June 16, 2021 6:20:59 pm
DiabetesIndia, the Indian task force on diabetes, has released an advisory document for doctors on the various strategies to manage hyperglycemia (high blood sugar levels) in Covid patients on steroids.
Published in the journal Diabetes and Metabolic Syndrome: Clinical Research & Reviews, the document provides “awareness on steroids and hyperglycemia, adverse outcomes of elevated blood glucose levels and, advice at the time of discharge.”
Highlighting the impact of steroids, the advisory reads, “While it is lifesaving in several individuals with Covid-19 infection (from moderate to severe), its pharmacological action increases blood glucose and poses additional challenges in the management.”
“There is also an ongoing concern on inappropriate timing, dosing and duration of steroid use in COVID-19 among certain sections of the medical fraternity. Hence it is important to understand the risk-benefit ratio and learn how to manage rising blood glucose when steroids are used,” it adds.
While many people with diabetes have been infected with COVID, health experts have also pointed that uncontrolled diabetes, coupled with Covid is the reason behind the spike in mucormycosis. AIIMs director Dr Ranadeep Guleria also linked the rise in infections to the “irrational use of steroids” in treatment.
“Those who are diabetic and Covid positive and being treated with steroids will see a surge in their sugar and may need to go onto insulin (if they are taking tablets),” Dr Danendra Sahu, associate consultant, endocrinology, Fortis Hospital Shalimar Bagh, told indianexpress.com.

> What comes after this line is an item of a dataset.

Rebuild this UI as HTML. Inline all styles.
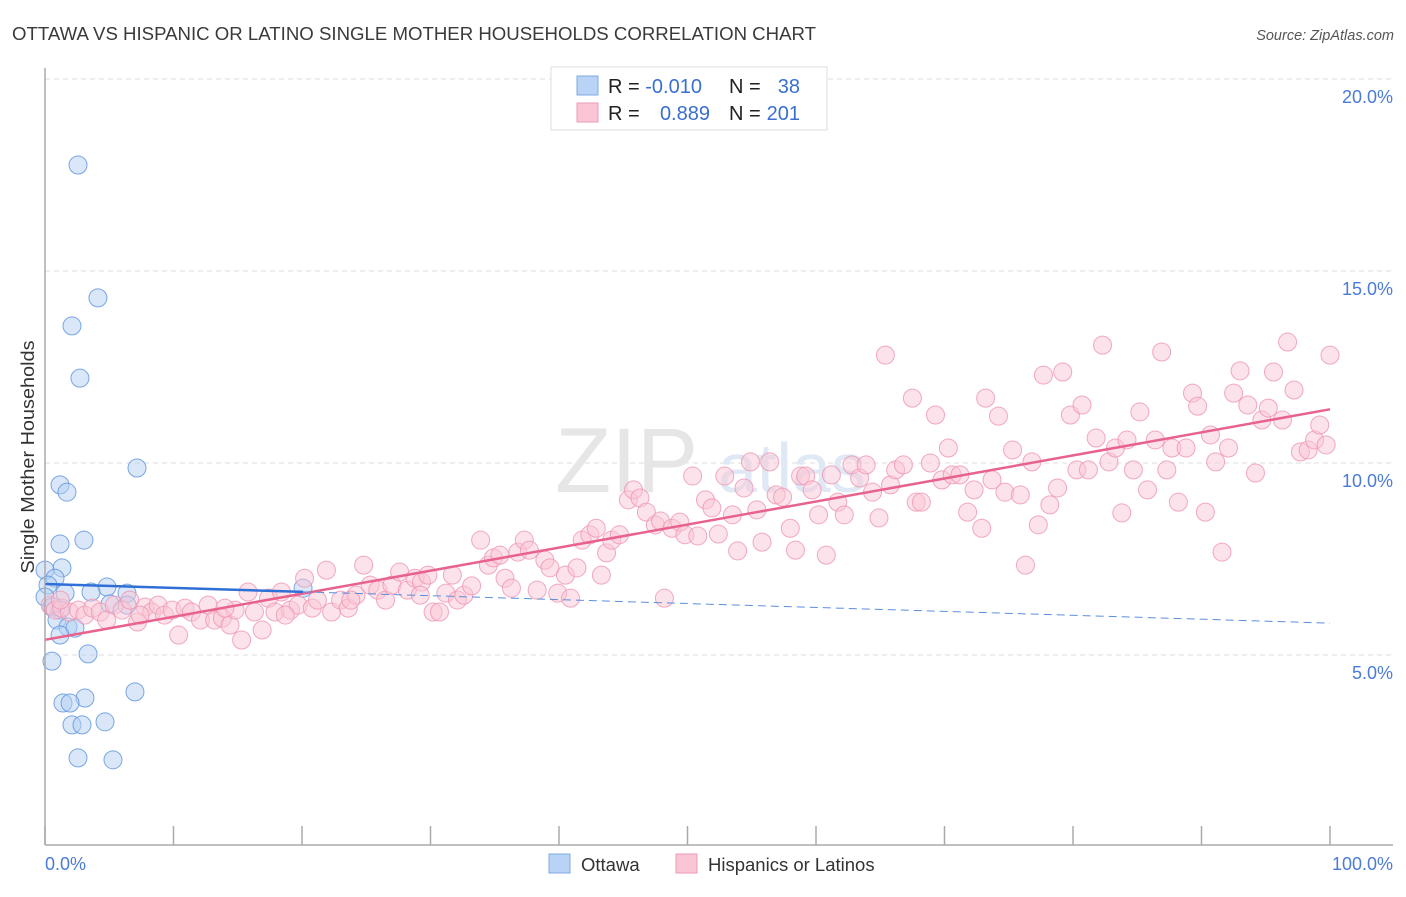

“Similarly non-diabetic Covid patients who are treated with steroids will see a surge in their sugar and may need to be put on insulin for some time or given oral medicines. In this case also, good modification is very important,” the doctor added.
Steroids can increase blood sugar levels in various ways:
*Increase the hepatic gluconeogenesis or production of glucose from the liver by enhancing the effect of counter-regulatory hormones.
*Block the action of insulin and increase insulin resistance.
*Reduce uptake of glucose by the muscles and adipose tissue.
*May even reduce the action of Beta cells directly.
The advisory suggested that treatment of blood glucose is “necessary and must be immediate” to avoid complications and improve recovery rate. It gives detailed guidelines for a physician on diagnosis and treatment of hyperglycemia, including management of blood glucose levels and adjustment of insulin, based on various scenarios.
As for the advice at the time of discharge, here’s what experts recommended:
*Comprehensive diabetes management including diet and lifestyle advice.
*Risks associated with hyperglycemia and hypoglycemia.
*Blood glucose monitoring at home and dosage adjustment as per patient requirement.
*Self-Injection technique and site rotation.
*Foot care and sick day rules.
*Advice on reducing insulin as Steroid dosage gets tapered.
*Those with ‘stress-induced diabetes’ to continue monitoring and to seek the help of the physician for future prevention of diabetes.
“The COVID-19 pandemic has opened our eyes to the importance of controlling hyperglycemia. The focus of diabetes management over the years has moved towards an individualised approach towards reduction of cardiovascular disease, kidney disease and microvascular complications,” the document further states.